Job Fit For A King
Sick-bed Visit Sealed Surprised Switch
Andy King has been offered a surprise new foothold in the game – by a man he helped on his way a decade and a half ago.
The mid-1980s Wolves midfielder was low on luck and high on anxiety when the figure from his past reappeared in his life this summer to considerably lift his spirits.
Adrian Boothroyd was King’s first signing as Mansfield manager in 1993 and worked with him for the best part of three years in sewing seeds for a friendship that obviously ran deeper than the latter realised.
“I had a heart attack five months ago and was at home recuperating when Adey got in touch,” King said.
“He was good enough to pop to see me when I was in need of support and then got in touch a few weeks later to say he was going in as Colchester manager and to ask whether I was fit enough to join him.
“I was surprised as well as delighted to be invited on board like that by a manager I rate highly and I took him up on his offer.
“I am operations manager, which basically means I organise player recruitment, so there are a lot of games to cover. But I’m spending a lot of time as well on living a healthier life.”
Following his scare and the subsequent angiogram, King quit his post as Plymouth’s chief scout, deciding the travelling from his home near Cambridge was too much.

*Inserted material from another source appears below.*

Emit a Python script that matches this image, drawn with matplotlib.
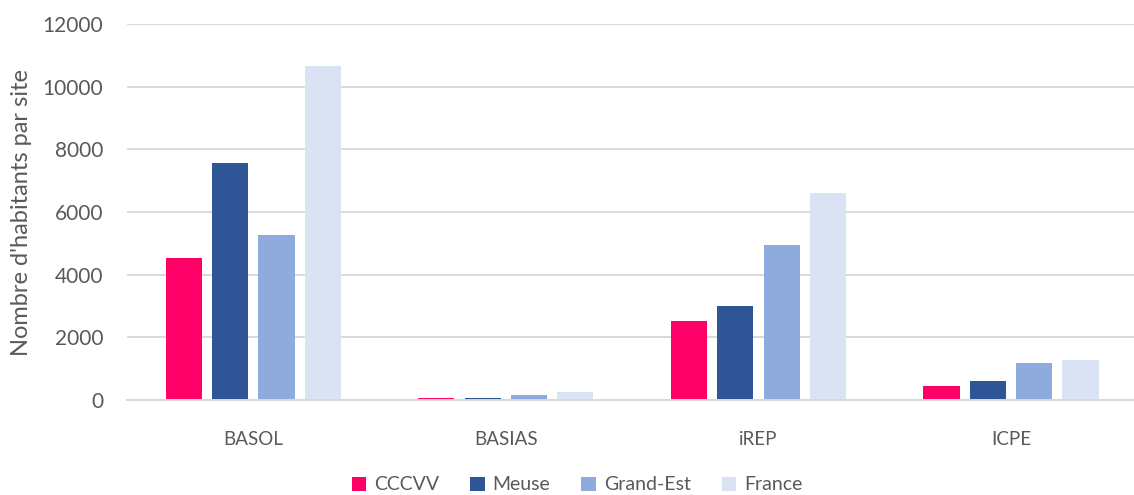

“I was in hospital for ten days and it will surprise my friends that I haven’t had a fag, a drink, a bar of cholcate or even a pork scratching since,” the former Swindon manager added.
“I have found out just how boring life can be! Seriously, I had to look after myself better and lose some weight, otherwise the next heart attack might not have been just a warning.”
There’s another Wolves connection at Colchester these days, with John Ward having gone in as Boothroyd’s no 2 after helping Stockport out earlier in the summer.
And King has happy memories of Molineux despite the struggles the club were enduring while he made a highly worthwhile contribution of 30 games and ten goals in 1985.
“I’m very grateful to Wolves because Tommy Docherty brought me back from Holland and in effect helped me back to the top division,” he added.
“I scored quite a few goals and made a name for myself again, so much so that Luton took me back to the top flight.
“I applied for the manager’s job while I was at Wolves and was told I’d got it. When I arrived at the training ground, though, I was greeted with the news that Sammy Chapman, a really lovely bloke, had been appointed instead.”